If I could begin to be

Half of what you think of me

I could do about anything

I could even learn how to love like you

I thought long and hard about what I should do to follow up my Lord of the Rings series.  I seriously considered The Last Unicorn (as I think I always do), but that is both too short and too deep for my purposes – said purposes being a series which wouldn’t take up too much brainspace, and preferably one that will last me a while so that I won’t face this same conundrum again any time soon.  In short, I aim to return to college within the next year, and I wanted something I could keep working on in my spare time.  And then I met Steven Universe.

Of course, the main reason I had trouble deciding is that I’ve already covered my “favorites” (or at least the ones that are suitable to this format) – I’d covered them before I got to Lord of the Rings, as that series was almost like an obligation thanks to how foundational it is in so many respects.  And while the stories themselves are impossible for me to pick an “absolute” favorite from, my favorite series to write (and the one which I’m most satisfied with in general) was Princess Tutu.  I love animation, and I love good children’s stories, and I really love when I can engage with both at once (this is also why I’m pulling for an animated Chronicles of Narnia – seriously it would be AWESOME).  So I guess it was inevitable that I would do a cartoon series eventually.  And this one, while it merely stands as my favorite American cartoon, made the cut for two main reasons: Its many anime references, and the empathy it shows to all its characters.

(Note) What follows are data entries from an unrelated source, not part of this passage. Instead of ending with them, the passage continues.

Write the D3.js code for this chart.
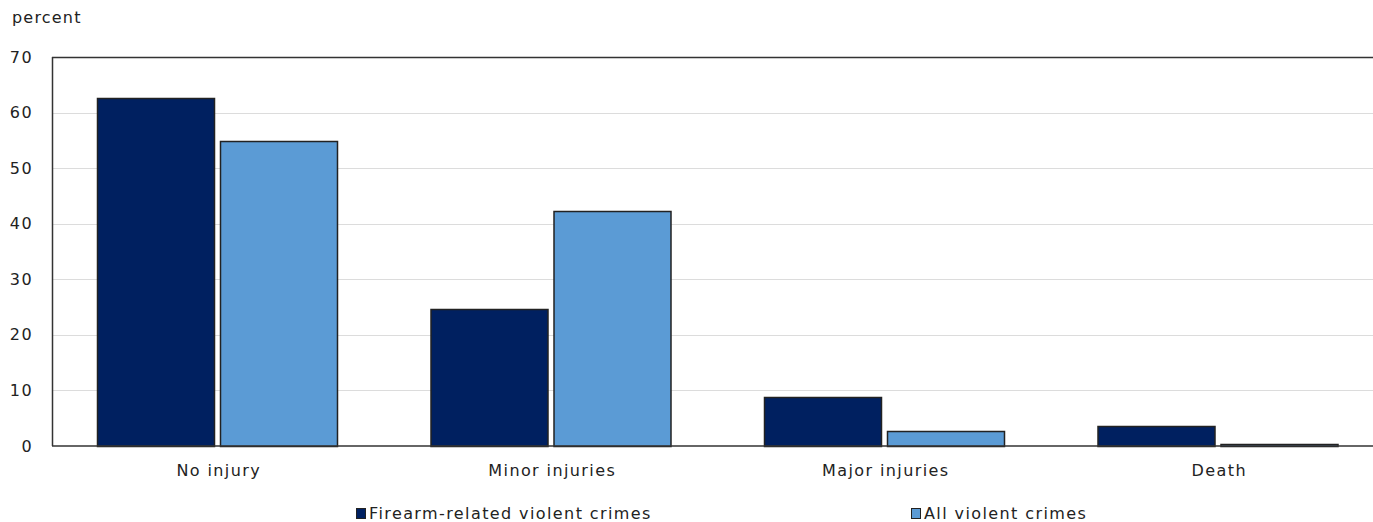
<!DOCTYPE html>
<html>
<head>
<meta charset="utf-8">
<script src="https://cdn.jsdelivr.net/npm/d3@7"></script>
<style>
  body { margin: 0; background: #fff; }
  svg { display: block; font-family: "DejaVu Sans", Verdana, sans-serif; }
  text { font-size: 16px; letter-spacing: 1.4px; fill: #222; }
</style>
</head>
<body>
<svg id="chart" width="1373" height="522"></svg>
<script>
const categories = ['No injury', 'Minor injuries', 'Major injuries', 'Death'];
const seriesNames = ['Firearm-related violent crimes', 'All violent crimes'];
const firearm = [62.6, 24.6, 8.9, 3.6];
const allViolent = [54.8, 42.3, 2.7, 0.3];
const yTicks = [0, 10, 20, 30, 40, 50, 60, 70];
const colors = ['#002060', '#5b9bd5'];

const svg = d3.select('#chart');
const margin = { top: 57, right: 0, bottom: 76, left: 52 };
const width = 1373 - margin.left - margin.right;
const height = 522 - margin.top - margin.bottom;
// the category bands run a little past the right edge of the picture
const bandSpan = 1334;

const g = svg.append('g').attr('transform', `translate(${margin.left},${margin.top})`);

const x = d3.scaleBand().domain(categories).range([0, bandSpan]);
const x1 = d3.scaleBand().domain(seriesNames).range([45, 285]).paddingInner(6 / 123);
const y = d3.scaleLinear().domain([0, 70]).range([height, 0]);

// gridlines
g.append('g')
  .selectAll('line')
  .data(yTicks.filter(t => t > 0 && t < 70))
  .join('line')
  .attr('x1', 0)
  .attr('x2', width)
  .attr('y1', d => Math.round(y(d)) + 0.5)
  .attr('y2', d => Math.round(y(d)) + 0.5)
  .attr('stroke', '#dcdcdc')
  .attr('stroke-width', 1);

// y tick labels
g.append('g')
  .selectAll('text')
  .data(yTicks)
  .join('text')
  .attr('x', -19)
  .attr('y', d => y(d))
  .attr('dy', '0.35em')
  .attr('text-anchor', 'end')
  .text(d => d);

svg.append('text')
  .attr('x', 12)
  .attr('y', 23)
  .style('letter-spacing', '1.2px')
  .text('percent');

// bars
const rows = categories.map((c, i) => ({ cat: c, vals: [firearm[i], allViolent[i]] }));
g.append('g')
  .selectAll('g')
  .data(rows)
  .join('g')
  .attr('transform', d => `translate(${x(d.cat)},0)`)
  .selectAll('rect')
  .data(d => d.vals.map((v, j) => ({ key: seriesNames[j], v, j })))
  .join('rect')
  .attr('x', d => Math.round(x1(d.key)) + 0.5)
  .attr('y', d => Math.round(y(d.v)) + 0.5)
  .attr('width', x1.bandwidth())
  .attr('height', d => Math.max(0, height - Math.round(y(d.v))))
  .attr('fill', d => colors[d.j])
  .attr('stroke', '#222')
  .attr('stroke-width', 1.5);

// frame: left, top, bottom
g.append('line').attr('x1', 0.5).attr('x2', 0.5).attr('y1', 0).attr('y2', height)
  .attr('stroke', '#333').attr('stroke-width', 1.5);
g.append('line').attr('x1', 0).attr('x2', width).attr('y1', 0.5).attr('y2', 0.5)
  .attr('stroke', '#333').attr('stroke-width', 1.5);
g.append('line').attr('x1', 0).attr('x2', width).attr('y1', height).attr('y2', height)
  .attr('stroke', '#333').attr('stroke-width', 1.5);

// x labels
g.append('g')
  .selectAll('text')
  .data(categories)
  .join('text')
  .attr('x', d => x(d) + x.bandwidth() / 2)
  .attr('y', height + 30)
  .attr('text-anchor', 'middle')
  .text(d => d);

// legend
const legendX = [356, 911];
const legend = svg.append('g')
  .selectAll('g')
  .data(seriesNames)
  .join('g')
  .attr('transform', (d, i) => `translate(${legendX[i]},508)`);
legend.append('rect')
  .attr('x', 0.5).attr('y', 0.5)
  .attr('width', 9).attr('height', 10)
  .attr('fill', (d, i) => colors[i])
  .attr('stroke', '#222')
  .attr('stroke-width', 1);
legend.append('text')
  .attr('x', 13)
  .attr('y', 11)
  .text(d => d);
</script>
</body>
</html>
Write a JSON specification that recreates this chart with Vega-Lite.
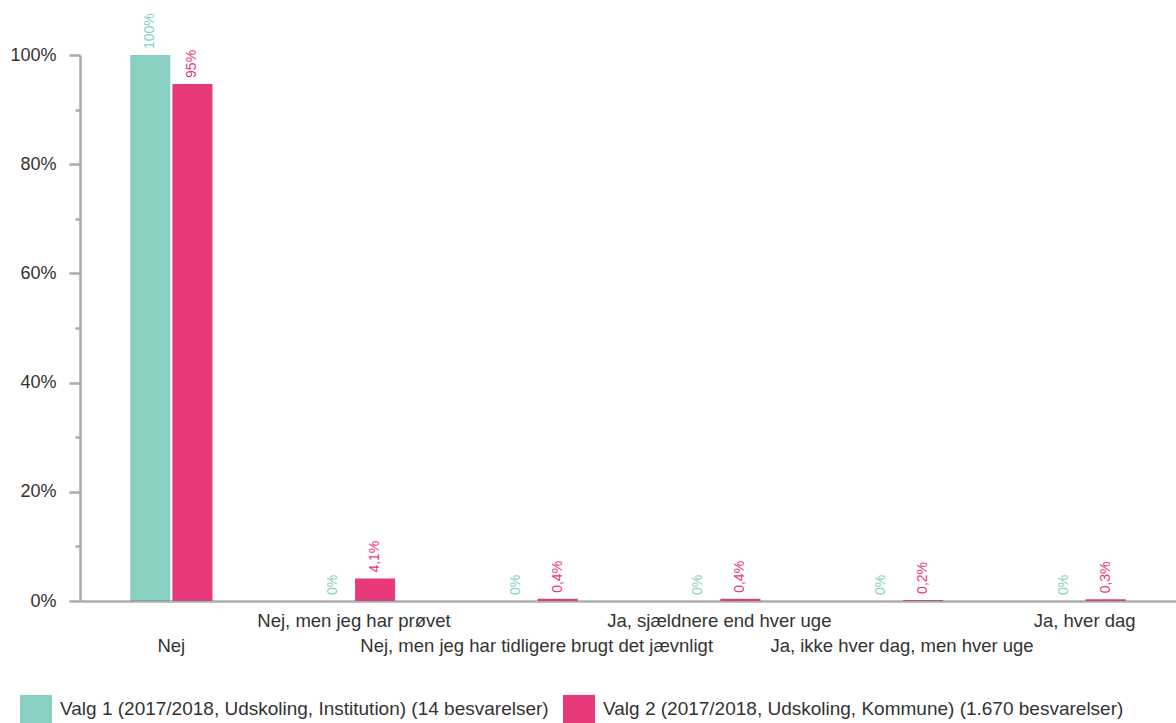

As far as anime references go, the main influence (both in terms of imagery and themes) comes from Revolutionary Girl Utena, so this may provide a convenient excuse for me to discuss that show.  One other (non-anime) reference point is A Wrinkle in Time, which also happens to be a fascinating story that I’ve never gotten the chance to discuss in-depth, although it isn’t nearly as obvious since it’s more of a thematic and structural influence.

But it’s the empathy that really makes me love this show, even when I disagree with it (which is fairly often).  There are dozens of characters throughout the show, and although there’s frequent conflict, none of them are ever dismissed as simply “evil” – there are all of two unrepentant jerks in the entire cast, and even then it’s presented more like, “You’ll meet jerks sometimes. Don’t waste time hating them.”  Sometimes the show gets a bit out of its depth with the kinds of characters it tries to present (like PTSD Gem!), but I have to give them props for trying.

Overall, this is mostly a fun, chill show, a place you’d love to hang out (even with occasionally life-threatening shenanigans) and characters you’d love to hang out with (often ones you’d like to have by your side in case of said shenanigans).  At its best, it fits more character development into 11 minutes than some movies do in 3 hours; at its worst, it’s still interesting (and over in 11 minutes).

Unfortunately, only the first two seasons are currently available on home video in North America, but it is widely available streaming and can be rent/purchased digitally on just about any platform.  The alleged final season, Steven Universe Future, just ended in the middle of a character arc, but this show has a bad habit of ending seasons on cliffhangers, so I’m assuming there will be some sort of follow-up (and hopefully it won’t actually continue indefinitely, because I’m a big fan of stories with endings).  It should be fun either way!